Войдя в Среднюю палату, я прошёл в центр и сел в высокое кресло-трон. Ноги привычно повисли над ковром. Пусть их. Власть измеряется не длиной ног.
Я положил предплечья на подлокотники, полностью расслабив кисти рук, чтобы сэкономить энергию, и сделал глубокий вдох, успокаивая сердечный ритм.
— Позови князя Шуйского. Единого. А Овчине вели обождать.
Шигона молча поклонился и исчез за тяжёлыми створками.
Ожидание длилось не больше минуты. Раздался громкий, протяжный скрип кованых петель, и массивные двери медленно распахнулись.
Василий Васильевич Шуйский, прозванный Немым за то, что никогда не говорил лишнего, шагнул через порог. Это был рослый, широкоплечий стареющий мужчина с окладистой, идеально ухоженной бородой. На нём была тяжелая ферязь из тёмно-синего аксамита, крытая куницей, которая визуально делала его ещё больше и значительнее. Но вся его привычная боярская спесь сейчас давала трещину, едва заметную, но очевидную для опытного взгляда. Он часто дышал, а под густыми бровями прятался въедливый, сканирующий и настороженный взгляд.

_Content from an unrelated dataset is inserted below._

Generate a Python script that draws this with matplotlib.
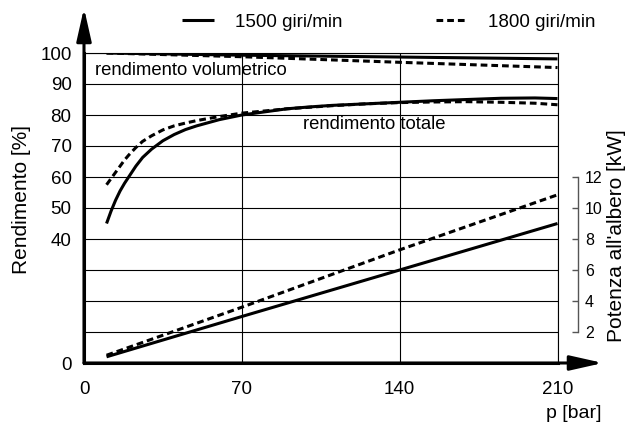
import matplotlib
matplotlib.use("Agg")
import matplotlib.pyplot as plt
from matplotlib.lines import Line2D

plt.rcParams['font.family'] = ['Liberation Sans', 'DejaVu Sans']

# pressure [bar] for total efficiency
p_eff_1500 = [10, 12, 14, 16, 18, 20, 23, 26, 30, 35, 40, 45, 50, 55, 60, 70, 80, 90,
              100, 110, 125, 140, 155, 170, 185, 200, 210]
tot_1500 = [45, 49, 52.5, 55.5, 58, 60.2, 63.5, 66.3, 69, 71.7, 73.7, 75.3, 76.5, 77.5,
            78.5, 80, 81, 82, 82.6, 83.1, 83.6, 84.1, 84.6, 85, 85.4, 85.5, 85.3]
p_eff_1800 = [10, 12, 14, 16, 18, 20, 23, 26, 30, 35, 40, 45, 50, 60, 70, 80, 90,
              110, 125, 140, 155, 170, 185, 200, 210]
tot_1800 = [57.5, 59.5, 61.5, 63.5, 65.5, 67.2, 69.5, 71.5, 73.3, 75.2, 76.5, 77.4, 78.2,
            79.5, 80.6, 81.3, 82, 83, 83.6, 84, 84.2, 84.3, 84.1, 83.8, 83.3]
# volumetric efficiency [%]
p_vol = [10, 70, 140, 210]
vol_1500 = [100, 99.3, 98.7, 98.1]
vol_1800 = [100, 98.8, 97.0, 95.3]
# shaft power [kW]
p_pow = [10, 70, 140, 210]
pow_1500 = [0.4, 3.0, 6.0, 9.0]
pow_1800 = [0.5, 3.6, 7.3, 10.85]

xticks = [0, 70, 140, 210]
yticks = [0, 10, 20, 30, 40, 50, 60, 70, 80, 90, 100]
ylabels = ['0', '', '', '', '40', '50', '60', '70', '80', '90', '100']
pticks = [2, 4, 6, 8, 10, 12]

W, H = 627, 425
fig = plt.figure(figsize=(W / 100, H / 100), dpi=100)
x0, x1 = 84, 557.5
y0, y1 = 363, 53
ax = fig.add_axes([x0 / W, 1 - y0 / H, (x1 - x0) / W, (y0 - y1) / H])
ax.set_xlim(0, 210)
ax.set_ylim(0, 100)

lw = 2.2
dash = (0, (2.2, 1.3))
ax.plot(p_eff_1500, tot_1500, color='black', lw=lw, solid_capstyle='butt')
ax.plot(p_eff_1800, tot_1800, color='black', lw=lw, linestyle=dash)
ax.plot(p_vol, vol_1500, color='black', lw=lw, solid_capstyle='butt')
ax.plot(p_vol, vol_1800, color='black', lw=lw, linestyle=dash)

ax2 = ax.twinx()
ax2.set_ylim(0, 20)
ax2.plot(p_pow, pow_1500, color='black', lw=lw, solid_capstyle='butt')
ax2.plot(p_pow, pow_1800, color='black', lw=lw, linestyle=dash)

# grid
ax.set_xticks(xticks)
ax.set_yticks(yticks)
ax.set_yticklabels(ylabels)
ax.grid(True, color='black', lw=0.8)
ax.tick_params(axis='both', length=0, labelsize=13.5)
ax.tick_params(axis='y', pad=9)
ax.tick_params(axis='x', pad=13)
for s in ['top', 'right']:
    ax.spines[s].set_linewidth(0.8)
for s in ['left', 'bottom']:
    ax.spines[s].set_linewidth(2.2)

# arrows on axes
astyle = '-|>,head_length=2.0,head_width=0.45'
ax.annotate('', xy=((603 - x0) / (x1 - x0), 0), xytext=(0, 0), xycoords='axes fraction',
            arrowprops=dict(arrowstyle=astyle, lw=2.2, color='black',
                            shrinkA=0, shrinkB=0), annotation_clip=False)
ax.annotate('', xy=(0, (y0 - 8) / (y0 - y1)), xytext=(0, 0), xycoords='axes fraction',
            arrowprops=dict(arrowstyle=astyle, lw=2.2, color='black',
                            shrinkA=0, shrinkB=0), annotation_clip=False)

# right axis
for s in ['left', 'top', 'bottom']:
    ax2.spines[s].set_visible(False)
ax2.spines['right'].set_position(('axes', (578 - x0) / (x1 - x0)))
ax2.spines['right'].set_bounds(2, 12)
ax2.spines['right'].set_color('#555555')
ax2.spines['right'].set_linewidth(1.0)
ax2.set_yticks(pticks)
ax2.tick_params(axis='y', direction='in', length=4, width=1.0, color='#555555',
                labelsize=11.5, pad=5)

# labels
ax.text((22 - x0) / (x1 - x0), (y0 - 199) / (y0 - y1), 'Rendimento [%]', rotation=90,
        ha='center', va='center', fontsize=15, transform=ax.transAxes)
ax.text((617 - x0) / (x1 - x0), (y0 - 236) / (y0 - y1), "Potenza all'albero [kW]",
        rotation=90, ha='center', va='center', fontsize=15, transform=ax.transAxes)
ax.text((601 - x0) / (x1 - x0), (y0 - 413) / (y0 - y1), 'p [bar]', ha='right', va='center',
        fontsize=14, transform=ax.transAxes)

ax.text(4.8, 94.3, 'rendimento volumetrico', fontsize=13.3, ha='left', va='center')
ax.text(97, 76.8, 'rendimento totale', fontsize=13.3, ha='left', va='center')

# legend
handles = [Line2D([], [], color='black', lw=lw, solid_capstyle='butt'),
           Line2D([], [], color='black', lw=lw, linestyle=dash)]
ax.legend(handles, ['1500 giri/min', '1800 giri/min'], ncol=2, frameon=False,
          fontsize=13.5, handlelength=1.7, handletextpad=1.1, columnspacing=5.0,
          loc='center', bbox_to_anchor=((389 - x0) / (x1 - x0), (y0 - 22) / (y0 - y1)),
          borderaxespad=0)

fig.savefig('out.png', dpi=100)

Незыблемый, отточенный ритуал великокняжеского двора не терпел ни малейшей суеты, превращая каждое движение в священнодействие. Как бы бешено ни колотилось сердце князя в его богато одетой клетке, как бы ни сох язык во рту, протокол надлежало соблюсти до последней, самой ничтожной запятой. Это был тот самый невидимый каркас, что удерживал мир от распада, и Шуйский, плоть от плоти этого мира, знал правила лучше кого бы то ни было.
Он сделал ровно три медленных, выверенных шага вглубь палаты, и шорох его подбитой мехом ферязи прозвучал в оглушающей тишине подобно вздоху. Каждый шаг отдавался глухим эхом в сводах, отмеряя расстояние до трона. И замер. Взгляд его, как и требовал неписаный устав, был устремлён не на меня, не на земного властителя, но вправо, туда, где располагался истинный Хозяин всякого дома. В «красном углу», подле окованной слюдой оконницы, в полумраке мерцала россыпь лампад. Их дрожащий свет выхватывал из тени потемневшие от времени лики, облачённые в тяжёлые ризы из чеканного золота с жемчужной обнизью.
Князь собрал щепотью два перста, поднял руку с той медлительностью, с какой вершится литургия, и наложил на себя широкое, истовое крестное знамение. Затем, со скрипом дорогой кожи сапог и глухим шелестом аксамита, отвесил иконам поясной поклон — долгий, полный показного достоинства, за которым я без труда читал отчаянную попытку собраться с мыслями. Только исполнив этот долг перед Богом, он позволил себе повернуться. Медленно, словно нехотя разворачивая своё грузное тело, он наконец обратил потяжелевший взгляд к подножию трона, где над ковром болтались мои ноги.
Я видел, как в его умных и прежде всегда спокойных глазах на долю секунды промелькнул острый, болезненный диссонанс. Протокол и инстинкт столкнулись в его сознании. Перед ним, утопая в резном исполинском кресле, сидел всего лишь мальчишка — бледный, худой ребёнок, чья мать едва успела остыть в стылой апрельской земле. Именно этот ребёнок должен был стать послушной марионеткой в его руках на ближайшее десятилетие, ширмой, за которой боярская дума правила бы Русью. Мечты, обратившиеся в прах в тот самый день у гроба государыни. Тогда, на глазах у всей потрясённой Москвы, этот самый мальчик, этот почти бесплотный идол с немигающим взглядом восковой куклы, одним своим повелением сорвал с себя опекунскую власть и вверг столицу в исступлённую молитву, заставив тысячи людей до крови разбивать себе лбы.